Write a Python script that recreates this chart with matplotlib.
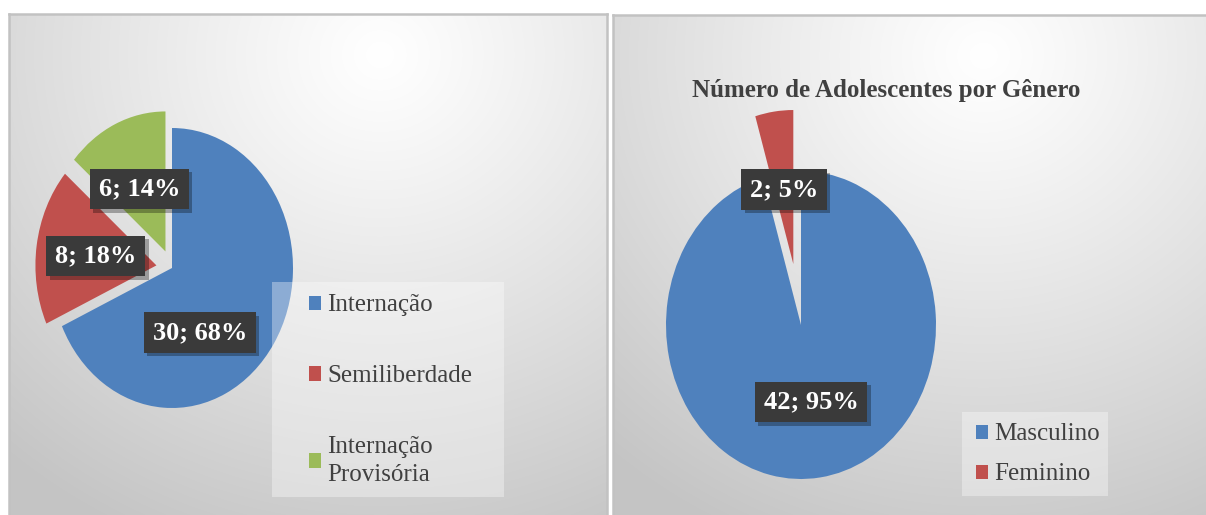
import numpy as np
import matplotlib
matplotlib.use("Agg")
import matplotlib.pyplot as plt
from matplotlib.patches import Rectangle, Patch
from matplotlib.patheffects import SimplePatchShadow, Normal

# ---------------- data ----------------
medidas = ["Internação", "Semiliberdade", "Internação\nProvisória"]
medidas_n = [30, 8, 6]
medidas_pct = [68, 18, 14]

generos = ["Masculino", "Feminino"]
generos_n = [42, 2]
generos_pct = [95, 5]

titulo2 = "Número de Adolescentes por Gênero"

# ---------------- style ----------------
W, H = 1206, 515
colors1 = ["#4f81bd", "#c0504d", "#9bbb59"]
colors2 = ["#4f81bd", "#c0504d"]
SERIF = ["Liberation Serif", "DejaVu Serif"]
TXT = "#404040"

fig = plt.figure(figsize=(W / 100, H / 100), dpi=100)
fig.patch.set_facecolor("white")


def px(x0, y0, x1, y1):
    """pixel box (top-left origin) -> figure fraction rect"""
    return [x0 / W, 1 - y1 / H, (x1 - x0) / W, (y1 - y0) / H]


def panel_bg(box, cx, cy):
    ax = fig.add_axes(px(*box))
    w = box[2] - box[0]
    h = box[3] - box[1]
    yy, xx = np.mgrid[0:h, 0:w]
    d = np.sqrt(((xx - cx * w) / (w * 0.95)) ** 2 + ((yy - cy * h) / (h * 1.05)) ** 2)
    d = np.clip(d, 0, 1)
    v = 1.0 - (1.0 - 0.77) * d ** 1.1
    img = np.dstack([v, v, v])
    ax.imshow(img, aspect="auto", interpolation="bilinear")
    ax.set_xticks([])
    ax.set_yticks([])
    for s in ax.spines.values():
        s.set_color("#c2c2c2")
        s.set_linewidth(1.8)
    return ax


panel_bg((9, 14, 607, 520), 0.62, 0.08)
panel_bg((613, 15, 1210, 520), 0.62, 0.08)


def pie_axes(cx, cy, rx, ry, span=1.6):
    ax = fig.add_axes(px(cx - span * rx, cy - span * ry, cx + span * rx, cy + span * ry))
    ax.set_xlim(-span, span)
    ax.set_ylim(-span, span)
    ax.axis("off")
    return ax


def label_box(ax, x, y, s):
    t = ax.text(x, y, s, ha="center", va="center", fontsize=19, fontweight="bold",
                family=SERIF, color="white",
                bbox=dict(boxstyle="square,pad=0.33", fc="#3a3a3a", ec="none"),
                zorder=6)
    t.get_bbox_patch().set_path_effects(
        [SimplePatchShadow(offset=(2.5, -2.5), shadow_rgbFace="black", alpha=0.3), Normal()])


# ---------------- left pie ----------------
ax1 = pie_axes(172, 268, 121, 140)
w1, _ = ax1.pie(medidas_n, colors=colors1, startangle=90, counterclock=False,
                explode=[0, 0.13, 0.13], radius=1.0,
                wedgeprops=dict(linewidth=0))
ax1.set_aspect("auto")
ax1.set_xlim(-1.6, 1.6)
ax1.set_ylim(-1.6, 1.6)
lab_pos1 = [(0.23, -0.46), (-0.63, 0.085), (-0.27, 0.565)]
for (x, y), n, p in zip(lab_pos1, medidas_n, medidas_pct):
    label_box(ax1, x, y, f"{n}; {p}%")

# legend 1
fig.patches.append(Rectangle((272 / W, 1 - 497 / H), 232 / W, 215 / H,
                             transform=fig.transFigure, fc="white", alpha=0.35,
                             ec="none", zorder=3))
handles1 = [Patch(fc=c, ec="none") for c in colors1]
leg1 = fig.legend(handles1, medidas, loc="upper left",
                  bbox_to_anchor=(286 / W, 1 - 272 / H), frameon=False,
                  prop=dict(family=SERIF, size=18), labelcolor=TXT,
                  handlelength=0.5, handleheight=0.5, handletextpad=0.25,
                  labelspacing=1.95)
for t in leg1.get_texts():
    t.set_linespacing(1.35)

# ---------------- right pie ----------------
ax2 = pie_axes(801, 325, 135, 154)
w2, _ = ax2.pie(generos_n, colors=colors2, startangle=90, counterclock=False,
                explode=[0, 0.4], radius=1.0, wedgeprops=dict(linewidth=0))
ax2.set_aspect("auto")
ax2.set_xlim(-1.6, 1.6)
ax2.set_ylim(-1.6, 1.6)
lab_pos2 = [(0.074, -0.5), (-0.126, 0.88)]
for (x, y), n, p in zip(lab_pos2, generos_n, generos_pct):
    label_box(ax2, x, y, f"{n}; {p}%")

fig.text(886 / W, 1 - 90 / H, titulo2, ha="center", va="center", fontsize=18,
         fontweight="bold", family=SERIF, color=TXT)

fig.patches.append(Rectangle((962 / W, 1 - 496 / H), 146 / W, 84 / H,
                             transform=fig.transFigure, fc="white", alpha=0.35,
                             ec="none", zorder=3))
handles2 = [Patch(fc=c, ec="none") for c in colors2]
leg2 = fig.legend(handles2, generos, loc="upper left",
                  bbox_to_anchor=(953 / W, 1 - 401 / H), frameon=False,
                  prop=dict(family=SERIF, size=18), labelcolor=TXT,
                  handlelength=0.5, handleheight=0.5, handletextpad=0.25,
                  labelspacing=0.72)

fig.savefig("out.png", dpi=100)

+++++

**PROMPT:** Working from the lines above, reproduce the material exactly and exclude its pictures.

**THE RESPONSE:**
Write a Python script that recreates this chart with matplotlib.
import numpy as np
import matplotlib
matplotlib.use("Agg")
import matplotlib.pyplot as plt
from matplotlib.patches import Rectangle, Patch
from matplotlib.patheffects import SimplePatchShadow, Normal

# ---------------- data ----------------
medidas = ["Internação", "Semiliberdade", "Internação\nProvisória"]
medidas_n = [30, 8, 6]
medidas_pct = [68, 18, 14]

generos = ["Masculino", "Feminino"]
generos_n = [42, 2]
generos_pct = [95, 5]

titulo2 = "Número de Adolescentes por Gênero"

# ---------------- style ----------------
W, H = 1206, 515
colors1 = ["#4f81bd", "#c0504d", "#9bbb59"]
colors2 = ["#4f81bd", "#c0504d"]
SERIF = ["Liberation Serif", "DejaVu Serif"]
TXT = "#404040"

fig = plt.figure(figsize=(W / 100, H / 100), dpi=100)
fig.patch.set_facecolor("white")


def px(x0, y0, x1, y1):
    """pixel box (top-left origin) -> figure fraction rect"""
    return [x0 / W, 1 - y1 / H, (x1 - x0) / W, (y1 - y0) / H]


def panel_bg(box, cx, cy):
    ax = fig.add_axes(px(*box))
    w = box[2] - box[0]
    h = box[3] - box[1]
    yy, xx = np.mgrid[0:h, 0:w]
    d = np.sqrt(((xx - cx * w) / (w * 0.95)) ** 2 + ((yy - cy * h) / (h * 1.05)) ** 2)
    d = np.clip(d, 0, 1)
    v = 1.0 - (1.0 - 0.77) * d ** 1.1
    img = np.dstack([v, v, v])
    ax.imshow(img, aspect="auto", interpolation="bilinear")
    ax.set_xticks([])
    ax.set_yticks([])
    for s in ax.spines.values():
        s.set_color("#c2c2c2")
        s.set_linewidth(1.8)
    return ax


panel_bg((9, 14, 607, 520), 0.62, 0.08)
panel_bg((613, 15, 1210, 520), 0.62, 0.08)


def pie_axes(cx, cy, rx, ry, span=1.6):
    ax = fig.add_axes(px(cx - span * rx, cy - span * ry, cx + span * rx, cy + span * ry))
    ax.set_xlim(-span, span)
    ax.set_ylim(-span, span)
    ax.axis("off")
    return ax


def label_box(ax, x, y, s):
    t = ax.text(x, y, s, ha="center", va="center", fontsize=19, fontweight="bold",
                family=SERIF, color="white",
                bbox=dict(boxstyle="square,pad=0.33", fc="#3a3a3a", ec="none"),
                zorder=6)
    t.get_bbox_patch().set_path_effects(
        [SimplePatchShadow(offset=(2.5, -2.5), shadow_rgbFace="black", alpha=0.3), Normal()])


# ---------------- left pie ----------------
ax1 = pie_axes(172, 268, 121, 140)
w1, _ = ax1.pie(medidas_n, colors=colors1, startangle=90, counterclock=False,
                explode=[0, 0.13, 0.13], radius=1.0,
                wedgeprops=dict(linewidth=0))
ax1.set_aspect("auto")
ax1.set_xlim(-1.6, 1.6)
ax1.set_ylim(-1.6, 1.6)
lab_pos1 = [(0.23, -0.46), (-0.63, 0.085), (-0.27, 0.565)]
for (x, y), n, p in zip(lab_pos1, medidas_n, medidas_pct):
    label_box(ax1, x, y, f"{n}; {p}%")

# legend 1
fig.patches.append(Rectangle((272 / W, 1 - 497 / H), 232 / W, 215 / H,
                             transform=fig.transFigure, fc="white", alpha=0.35,
                             ec="none", zorder=3))
handles1 = [Patch(fc=c, ec="none") for c in colors1]
leg1 = fig.legend(handles1, medidas, loc="upper left",
                  bbox_to_anchor=(286 / W, 1 - 272 / H), frameon=False,
                  prop=dict(family=SERIF, size=18), labelcolor=TXT,
                  handlelength=0.5, handleheight=0.5, handletextpad=0.25,
                  labelspacing=1.95)
for t in leg1.get_texts():
    t.set_linespacing(1.35)

# ---------------- right pie ----------------
ax2 = pie_axes(801, 325, 135, 154)
w2, _ = ax2.pie(generos_n, colors=colors2, startangle=90, counterclock=False,
                explode=[0, 0.4], radius=1.0, wedgeprops=dict(linewidth=0))
ax2.set_aspect("auto")
ax2.set_xlim(-1.6, 1.6)
ax2.set_ylim(-1.6, 1.6)
lab_pos2 = [(0.074, -0.5), (-0.126, 0.88)]
for (x, y), n, p in zip(lab_pos2, generos_n, generos_pct):
    label_box(ax2, x, y, f"{n}; {p}%")

fig.text(886 / W, 1 - 90 / H, titulo2, ha="center", va="center", fontsize=18,
         fontweight="bold", family=SERIF, color=TXT)

fig.patches.append(Rectangle((962 / W, 1 - 496 / H), 146 / W, 84 / H,
                             transform=fig.transFigure, fc="white", alpha=0.35,
                             ec="none", zorder=3))
handles2 = [Patch(fc=c, ec="none") for c in colors2]
leg2 = fig.legend(handles2, generos, loc="upper left",
                  bbox_to_anchor=(953 / W, 1 - 401 / H), frameon=False,
                  prop=dict(family=SERIF, size=18), labelcolor=TXT,
                  handlelength=0.5, handleheight=0.5, handletextpad=0.25,
                  labelspacing=0.72)

fig.savefig("out.png", dpi=100)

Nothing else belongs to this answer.